A tunnel flanked by chambers has been found in Mexico, beneath the central ceremonial area of the city of Teotihuacan. “There is a high possibility that in this place, in the central chamber, we can find the remains of those who ruled Teotihuacan,” said archaeologist Sergio Gomez.

A local man discovered a cave containing petroglyphs and bas-relief sculptures in the Dominican Republic. The artwork could be 5,000 years old.  

A 3,500-year-old bronze bracelet has been unearthed in northern Israel at the site of a Canaanite farming village near Ramat Razim.  

Excavations at The Theater, known as London’s oldest playhouse, have revealed ceramic money boxes and evidence of heavy drinking. The Theater was known in its day as a “school for all wickedness and vice.”  

A roof finial made of clay was found on the shores of the River Thames, near the Tower of London. “It gives a fascinating insight into the lost roofscape of medieval London, which we know relatively little about,” said Roy Stephenson of the Museum of London.  

David Silverman, curator of “Tutankhamaun and the Golden Age of the Pharaohs,” now on exhibit in New York City, thinks that the chariot that has been added to the show was one that was actually used. “My feeling is that this is the chariot the king actually did use in his war and hunting rides. It is smaller, much lighter, much faster and lacks in decoration. One tire is extremely worn, the other is newer. You don’t replace things unless you expect to re-use them,” he explained.  

A park surrounding the hidden Miami Circle could be open to the public by the end of the year.
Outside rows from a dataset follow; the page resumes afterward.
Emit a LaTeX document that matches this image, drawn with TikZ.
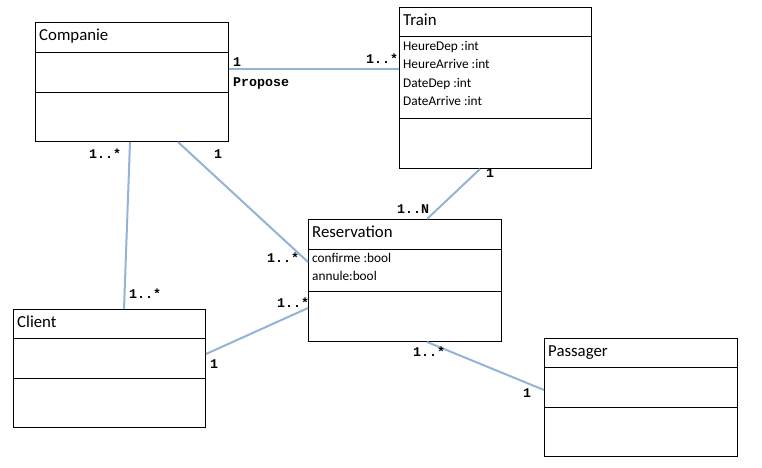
\documentclass[tikz,border=0pt]{standalone}
\usepackage{fontspec}
\setmainfont{Carlito}
\newfontfamily\multfont{Liberation Mono}
\usetikzlibrary{calc}
\definecolor{assocblue}{HTML}{95B3D7}

\begin{document}
\begin{tikzpicture}[
      x=1pt, y=-1pt,
      classbox/.style={draw=black, line width=1pt, rectangle, inner sep=0pt, anchor=north west},
      divider/.style={draw=black, line width=1pt},
      classname/.style={anchor=base west, inner sep=0pt, font=\fontsize{16.8}{18}\selectfont},
      attr/.style={anchor=base west, inner sep=0pt, font=\fontsize{13.3}{15}\selectfont},
      mult/.style={anchor=base west, inner sep=0pt, font=\multfont\bfseries\fontsize{13.3}{15}\selectfont},
      assoc/.style={draw=assocblue, line width=2pt}
    ]
    \useasboundingbox (0,0) rectangle (762,467);

    % Draw the class boxes with their two dividers
    \foreach \id/\title/\x/\y/\w/\h/\da/\db in {
        comp/Companie/35/22/193/119/30/70,
        train/Train/399/7/192/161/29/111,
        resa/Reservation/308/219/193/122/30/72,
        client/Client/13/309/192/118/29/69,
        pass/Passager/544/338/193/118/29/69} {
      \node[classbox, minimum width=\w pt, minimum height=\h pt] (\id) at (\x,\y) {};
      \draw[divider] ([yshift=-\da pt]\id.north west) -- ([yshift=-\da pt]\id.north east);
      \draw[divider] ([yshift=-\db pt]\id.north west) -- ([yshift=-\db pt]\id.north east);
      \node[classname] (\id-name) at ([xshift=4pt, yshift=-18pt]\id.north west) {\title};
    }

    % Attributes
    \foreach \txt [count=\i from 0] in {HeureDep :int, HeureArrive :int, DateDep :int, DateArrive :int} {
      \node[attr] (train-attr\i) at ([xshift=4pt, yshift=-43pt-18.5pt*\i]train.north west) {\txt};
    }
    \foreach \txt [count=\i from 0] in {confirme :bool, annule:bool} {
      \node[attr] (resa-attr\i) at ([xshift=4pt, yshift=-43pt-18.7pt*\i]resa.north west) {\txt};
    }

    % Associations
    \draw[assoc] (comp.east |- 0,69) -- (train.west |- 0,69);
    \draw[assoc] (comp.south -| 130,0) -- (client.north -| 124,0);
    \draw[assoc] (comp.south -| 178,0) -- (resa.west |- 0,262);
    \draw[assoc] (train.south -| 480,0) -- (resa.north -| 427,0);
    \draw[assoc] (client.east |- 0,354) -- (resa.west |- 0,308);
    \draw[assoc] (resa.south -| 427,0) -- (pass.west |- 0,390);

    % Multiplicities and role
    \node[mult] (propose) at (233,86) {Propose};
    \foreach \txt/\x/\y [count=\i] in {
        1/233/66, 1..*/366/63,
        1..*/89/158, 1/214/158,
        1/486/177, 1..N/397/213,
        1..*/267/262, 1..*/129/298,
        1..*/277/307, 1/210/368,
        1..*/413/356, 1/523/397} {
      \node[mult] (mult\i) at (\x,\y) {\txt};
    }
  \end{tikzpicture}
\end{document}
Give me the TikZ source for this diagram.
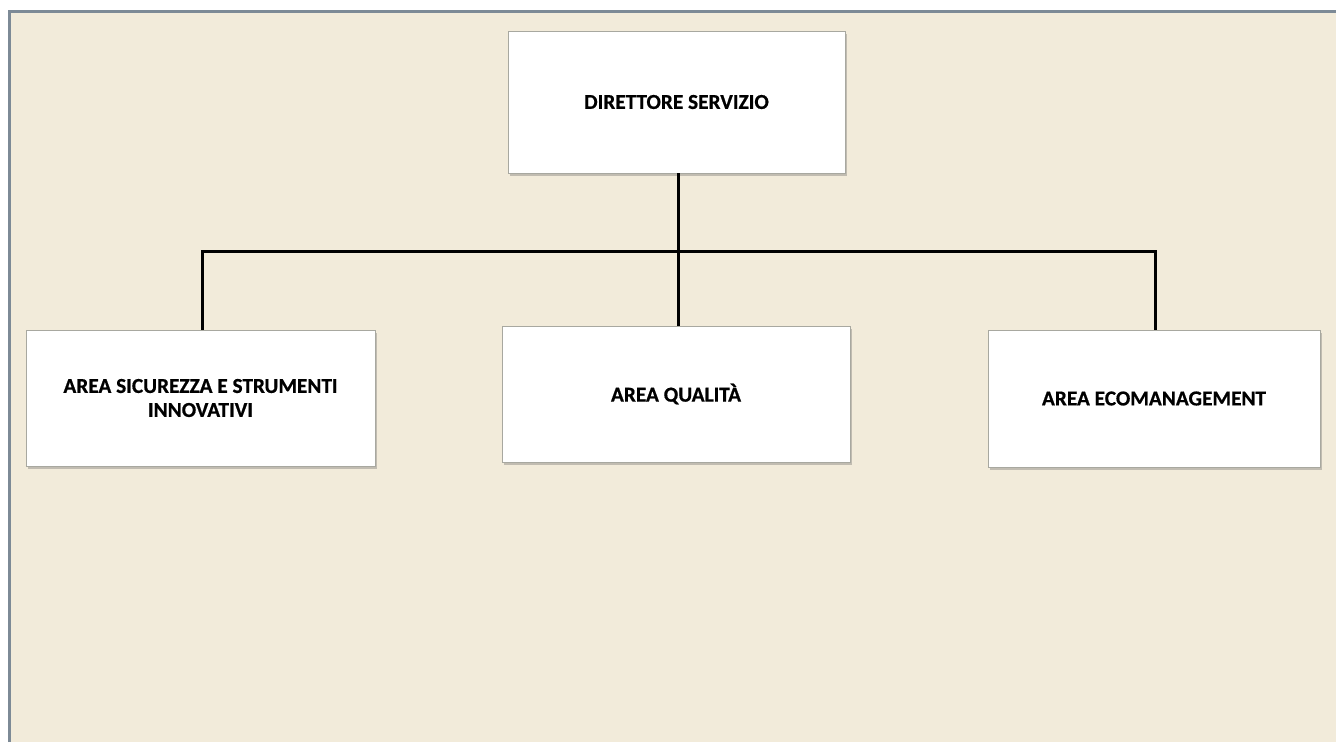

The 2,000-year-old circle sits at the mouth of the Miami River and has been designated a National Historic Landmark.  

Here’s an update on the eighteenth-century ship unearthed at the World Trade Center site.  

A jug containing 166 silver coins dating to the fourteenth century was unearthed at the medieval fortress of Kastritsi, on the coast of the Black Sea.  

Bulgarian politician Bozhidar Dimitrov announced the discovery of a reliquary inscribed with the name of the Christian saint John the Baptist and is running with it, despite the cautionary words spoken by Bulgarian archaeologists. “The other archaeologists are shaken by wild envy of their colleague,” according to Dimitrov.  Meanwhile, Bulgaria’s culture minister, Vezhdi Rashidov, has called the reliquary “very engaging and pleasant,” but urges the media to wait for the archaeologists’ test results.